Recorded data
● ● ● ● ●

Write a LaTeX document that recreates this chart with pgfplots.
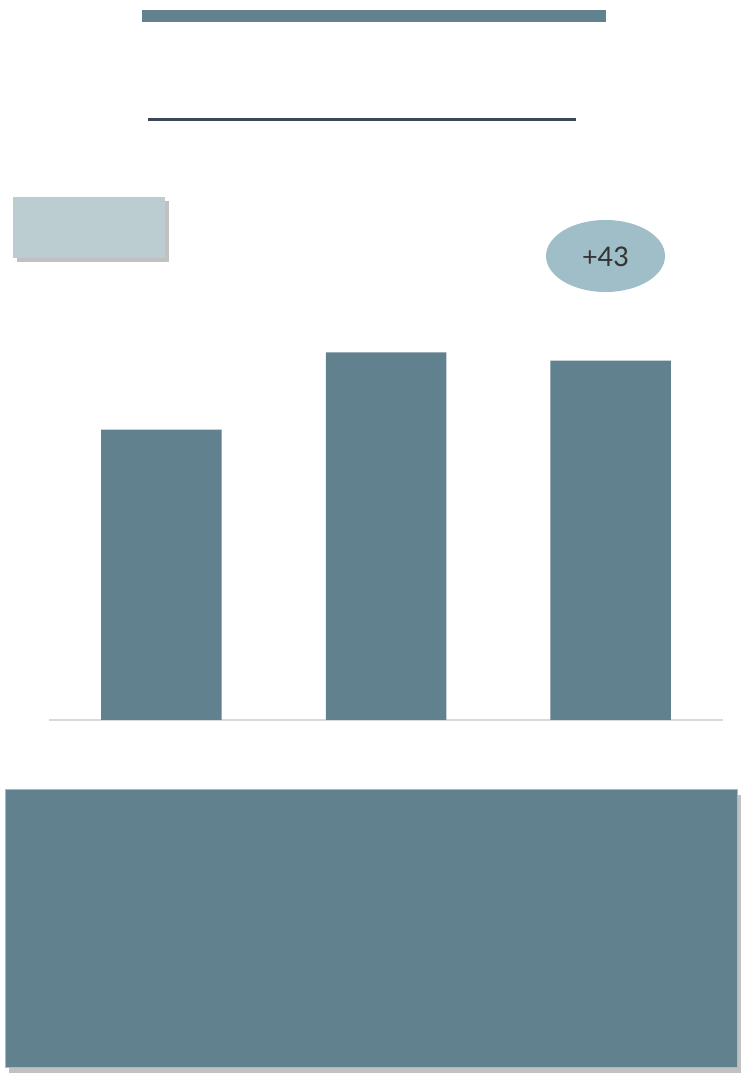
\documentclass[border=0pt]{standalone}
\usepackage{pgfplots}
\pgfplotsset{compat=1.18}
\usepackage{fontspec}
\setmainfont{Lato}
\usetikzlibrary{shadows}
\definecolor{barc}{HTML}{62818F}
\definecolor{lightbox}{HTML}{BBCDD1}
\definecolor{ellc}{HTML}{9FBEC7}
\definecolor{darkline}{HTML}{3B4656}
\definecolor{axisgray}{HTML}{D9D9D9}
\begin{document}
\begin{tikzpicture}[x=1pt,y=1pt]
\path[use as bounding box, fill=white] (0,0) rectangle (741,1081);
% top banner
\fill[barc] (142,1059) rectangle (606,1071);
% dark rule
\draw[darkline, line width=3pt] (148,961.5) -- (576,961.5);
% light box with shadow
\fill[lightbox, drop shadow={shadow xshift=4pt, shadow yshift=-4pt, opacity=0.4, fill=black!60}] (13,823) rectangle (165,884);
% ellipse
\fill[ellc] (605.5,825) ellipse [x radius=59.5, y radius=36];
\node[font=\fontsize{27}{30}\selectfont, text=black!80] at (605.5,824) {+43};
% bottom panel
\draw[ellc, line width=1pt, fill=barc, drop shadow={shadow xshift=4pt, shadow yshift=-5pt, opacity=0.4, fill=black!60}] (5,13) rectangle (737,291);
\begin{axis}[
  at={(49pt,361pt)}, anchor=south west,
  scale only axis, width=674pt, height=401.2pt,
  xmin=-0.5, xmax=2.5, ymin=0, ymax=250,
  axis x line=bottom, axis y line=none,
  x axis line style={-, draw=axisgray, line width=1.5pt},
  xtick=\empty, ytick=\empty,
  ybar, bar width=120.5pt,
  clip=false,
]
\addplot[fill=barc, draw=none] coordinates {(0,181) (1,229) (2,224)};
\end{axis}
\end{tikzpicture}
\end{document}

● ● ● ● ●

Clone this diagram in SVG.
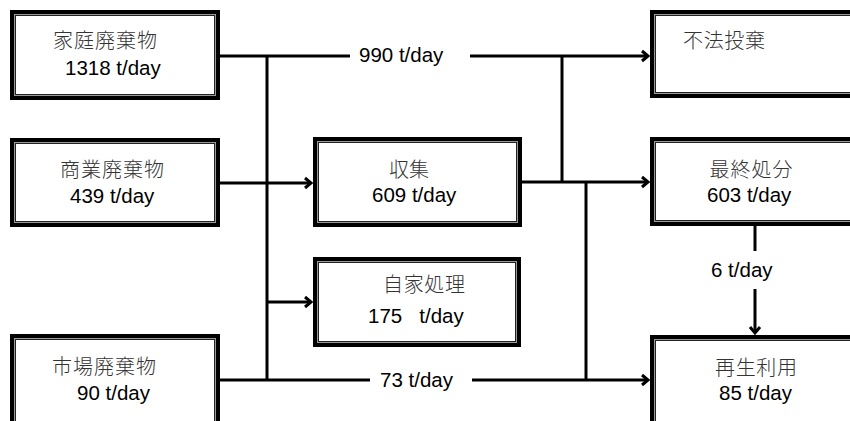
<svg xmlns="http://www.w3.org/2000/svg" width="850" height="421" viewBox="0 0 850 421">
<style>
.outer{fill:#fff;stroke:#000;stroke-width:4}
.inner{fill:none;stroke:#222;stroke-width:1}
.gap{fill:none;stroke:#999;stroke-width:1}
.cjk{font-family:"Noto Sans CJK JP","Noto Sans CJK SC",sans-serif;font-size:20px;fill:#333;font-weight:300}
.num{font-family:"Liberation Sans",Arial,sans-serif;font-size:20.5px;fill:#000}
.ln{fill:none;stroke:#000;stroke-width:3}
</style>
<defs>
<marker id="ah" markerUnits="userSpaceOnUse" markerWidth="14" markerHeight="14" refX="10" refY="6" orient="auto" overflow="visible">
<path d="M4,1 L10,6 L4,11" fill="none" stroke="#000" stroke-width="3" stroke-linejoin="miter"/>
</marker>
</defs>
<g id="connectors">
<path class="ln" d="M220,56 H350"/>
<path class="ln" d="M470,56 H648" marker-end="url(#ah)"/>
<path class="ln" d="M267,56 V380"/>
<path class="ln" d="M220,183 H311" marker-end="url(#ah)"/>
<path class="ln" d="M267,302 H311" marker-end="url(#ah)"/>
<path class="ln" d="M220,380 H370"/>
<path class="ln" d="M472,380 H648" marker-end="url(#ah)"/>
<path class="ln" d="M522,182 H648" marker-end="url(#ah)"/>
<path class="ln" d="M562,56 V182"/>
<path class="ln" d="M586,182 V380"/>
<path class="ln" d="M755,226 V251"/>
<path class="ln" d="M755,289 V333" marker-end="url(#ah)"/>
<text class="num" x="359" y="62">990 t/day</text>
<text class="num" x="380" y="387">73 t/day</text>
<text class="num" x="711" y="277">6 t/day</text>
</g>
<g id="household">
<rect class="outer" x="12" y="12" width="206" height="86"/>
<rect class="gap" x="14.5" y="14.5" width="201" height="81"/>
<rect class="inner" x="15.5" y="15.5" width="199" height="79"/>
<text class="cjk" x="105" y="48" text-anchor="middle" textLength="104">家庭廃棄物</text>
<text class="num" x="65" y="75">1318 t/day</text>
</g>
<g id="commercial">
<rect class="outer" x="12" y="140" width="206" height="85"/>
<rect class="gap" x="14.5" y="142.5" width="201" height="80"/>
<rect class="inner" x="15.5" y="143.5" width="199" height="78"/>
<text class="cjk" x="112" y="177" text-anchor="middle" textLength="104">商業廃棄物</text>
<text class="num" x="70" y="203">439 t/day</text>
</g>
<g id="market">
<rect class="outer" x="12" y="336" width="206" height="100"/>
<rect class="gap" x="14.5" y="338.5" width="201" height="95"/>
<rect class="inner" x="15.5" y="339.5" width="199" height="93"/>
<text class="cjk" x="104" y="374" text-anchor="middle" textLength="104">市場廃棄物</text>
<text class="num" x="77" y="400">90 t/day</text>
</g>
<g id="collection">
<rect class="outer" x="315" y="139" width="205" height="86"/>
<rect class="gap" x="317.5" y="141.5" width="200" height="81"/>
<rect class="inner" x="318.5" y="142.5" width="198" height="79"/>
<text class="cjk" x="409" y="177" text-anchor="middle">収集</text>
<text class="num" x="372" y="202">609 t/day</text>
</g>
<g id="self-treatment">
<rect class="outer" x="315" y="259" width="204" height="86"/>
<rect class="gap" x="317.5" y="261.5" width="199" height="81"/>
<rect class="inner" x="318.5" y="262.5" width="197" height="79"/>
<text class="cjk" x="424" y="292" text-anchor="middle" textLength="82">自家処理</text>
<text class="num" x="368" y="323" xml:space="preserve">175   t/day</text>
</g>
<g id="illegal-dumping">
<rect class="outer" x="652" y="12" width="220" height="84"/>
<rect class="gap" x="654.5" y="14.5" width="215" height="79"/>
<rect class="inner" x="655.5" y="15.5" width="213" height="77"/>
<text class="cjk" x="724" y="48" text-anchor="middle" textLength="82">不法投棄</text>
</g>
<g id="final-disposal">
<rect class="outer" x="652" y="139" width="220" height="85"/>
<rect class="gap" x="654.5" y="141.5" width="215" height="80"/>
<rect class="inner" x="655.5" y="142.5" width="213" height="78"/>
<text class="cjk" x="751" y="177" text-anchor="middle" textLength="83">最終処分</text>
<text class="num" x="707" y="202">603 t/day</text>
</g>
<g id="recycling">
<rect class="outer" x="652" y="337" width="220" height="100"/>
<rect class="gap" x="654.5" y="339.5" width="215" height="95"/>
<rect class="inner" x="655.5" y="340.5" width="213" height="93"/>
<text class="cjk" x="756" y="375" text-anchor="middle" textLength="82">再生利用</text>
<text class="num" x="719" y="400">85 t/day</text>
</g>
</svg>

● ● ● ● ●

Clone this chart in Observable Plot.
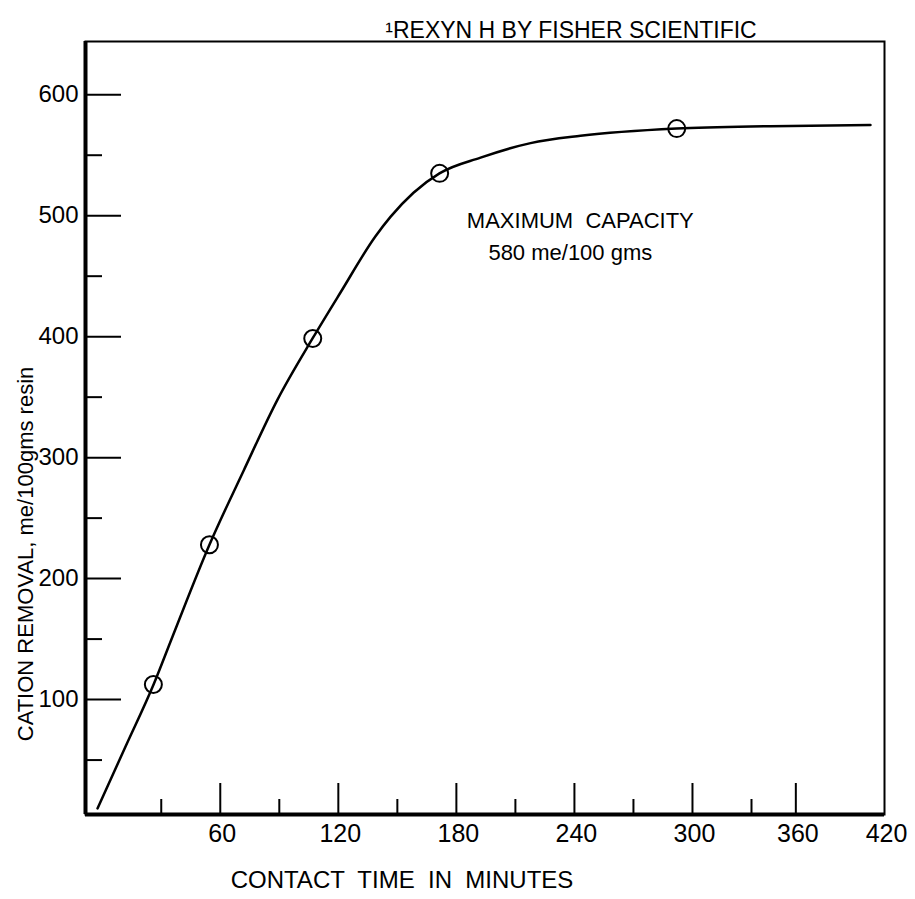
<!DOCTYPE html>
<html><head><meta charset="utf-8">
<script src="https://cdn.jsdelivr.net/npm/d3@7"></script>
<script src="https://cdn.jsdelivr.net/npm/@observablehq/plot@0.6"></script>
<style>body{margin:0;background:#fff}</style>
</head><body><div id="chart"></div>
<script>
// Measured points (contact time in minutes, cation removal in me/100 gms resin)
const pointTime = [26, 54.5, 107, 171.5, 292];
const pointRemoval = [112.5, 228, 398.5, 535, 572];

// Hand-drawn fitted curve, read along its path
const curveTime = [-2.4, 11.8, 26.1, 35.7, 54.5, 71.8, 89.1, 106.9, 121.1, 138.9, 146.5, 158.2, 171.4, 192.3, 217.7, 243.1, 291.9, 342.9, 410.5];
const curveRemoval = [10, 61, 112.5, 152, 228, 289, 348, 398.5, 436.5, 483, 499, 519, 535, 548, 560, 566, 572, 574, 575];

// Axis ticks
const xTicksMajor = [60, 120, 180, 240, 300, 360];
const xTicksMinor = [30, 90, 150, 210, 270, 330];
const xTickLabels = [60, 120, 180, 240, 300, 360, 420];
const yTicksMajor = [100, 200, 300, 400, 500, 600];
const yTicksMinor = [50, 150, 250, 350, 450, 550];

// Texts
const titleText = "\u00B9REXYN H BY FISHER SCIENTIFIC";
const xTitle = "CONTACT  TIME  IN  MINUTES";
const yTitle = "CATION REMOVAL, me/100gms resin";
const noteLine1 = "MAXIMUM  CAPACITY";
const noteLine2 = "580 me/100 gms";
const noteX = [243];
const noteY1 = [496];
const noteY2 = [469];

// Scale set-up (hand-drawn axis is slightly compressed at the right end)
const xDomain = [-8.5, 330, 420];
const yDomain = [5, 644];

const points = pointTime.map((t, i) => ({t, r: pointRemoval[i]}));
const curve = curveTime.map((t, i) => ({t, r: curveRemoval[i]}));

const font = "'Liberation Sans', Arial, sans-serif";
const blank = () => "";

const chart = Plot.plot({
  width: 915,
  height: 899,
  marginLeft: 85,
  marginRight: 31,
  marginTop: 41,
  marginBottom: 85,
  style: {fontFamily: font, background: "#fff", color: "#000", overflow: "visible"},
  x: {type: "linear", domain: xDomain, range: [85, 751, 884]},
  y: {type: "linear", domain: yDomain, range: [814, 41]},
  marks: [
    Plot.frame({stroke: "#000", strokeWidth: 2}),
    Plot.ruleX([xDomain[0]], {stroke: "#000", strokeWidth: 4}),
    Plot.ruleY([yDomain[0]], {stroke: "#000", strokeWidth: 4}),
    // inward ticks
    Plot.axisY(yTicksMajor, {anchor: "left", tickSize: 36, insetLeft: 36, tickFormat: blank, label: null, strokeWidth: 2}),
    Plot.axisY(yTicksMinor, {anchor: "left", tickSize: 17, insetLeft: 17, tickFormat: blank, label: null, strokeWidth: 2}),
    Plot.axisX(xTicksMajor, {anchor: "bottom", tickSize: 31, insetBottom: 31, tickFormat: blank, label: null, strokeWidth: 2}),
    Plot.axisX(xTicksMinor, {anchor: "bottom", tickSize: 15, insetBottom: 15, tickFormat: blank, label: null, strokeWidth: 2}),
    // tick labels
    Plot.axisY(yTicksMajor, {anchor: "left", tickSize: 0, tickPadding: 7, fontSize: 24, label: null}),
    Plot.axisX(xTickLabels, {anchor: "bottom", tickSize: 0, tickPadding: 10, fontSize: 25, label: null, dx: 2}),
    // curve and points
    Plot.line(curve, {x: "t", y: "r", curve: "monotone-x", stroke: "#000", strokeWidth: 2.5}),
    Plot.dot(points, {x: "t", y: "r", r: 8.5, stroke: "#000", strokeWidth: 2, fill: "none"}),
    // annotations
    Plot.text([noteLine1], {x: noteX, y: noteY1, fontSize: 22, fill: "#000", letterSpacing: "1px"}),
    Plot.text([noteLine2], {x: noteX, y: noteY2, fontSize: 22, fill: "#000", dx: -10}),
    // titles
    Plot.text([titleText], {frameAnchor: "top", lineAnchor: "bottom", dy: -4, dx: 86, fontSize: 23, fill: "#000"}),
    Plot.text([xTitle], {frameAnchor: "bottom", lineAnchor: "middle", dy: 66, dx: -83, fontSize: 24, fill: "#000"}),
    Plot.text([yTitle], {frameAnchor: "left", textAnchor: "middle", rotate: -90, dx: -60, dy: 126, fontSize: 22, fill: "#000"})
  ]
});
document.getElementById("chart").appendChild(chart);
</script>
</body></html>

● ● ● ● ●

_What the task asks:_ Retype only the lines above from the one with "Clone this chart in Observable Plot." through the one with "572, 574, 575];", exactly and with both ends. Images stay out.

_Exercise output:_
Clone this chart in Observable Plot.
<!DOCTYPE html>
<html><head><meta charset="utf-8">
<script src="https://cdn.jsdelivr.net/npm/d3@7"></script>
<script src="https://cdn.jsdelivr.net/npm/@observablehq/plot@0.6"></script>
<style>body{margin:0;background:#fff}</style>
</head><body><div id="chart"></div>
<script>
// Measured points (contact time in minutes, cation removal in me/100 gms resin)
const pointTime = [26, 54.5, 107, 171.5, 292];
const pointRemoval = [112.5, 228, 398.5, 535, 572];

// Hand-drawn fitted curve, read along its path
const curveTime = [-2.4, 11.8, 26.1, 35.7, 54.5, 71.8, 89.1, 106.9, 121.1, 138.9, 146.5, 158.2, 171.4, 192.3, 217.7, 243.1, 291.9, 342.9, 410.5];
const curveRemoval = [10, 61, 112.5, 152, 228, 289, 348, 398.5, 436.5, 483, 499, 519, 535, 548, 560, 566, 572, 574, 575];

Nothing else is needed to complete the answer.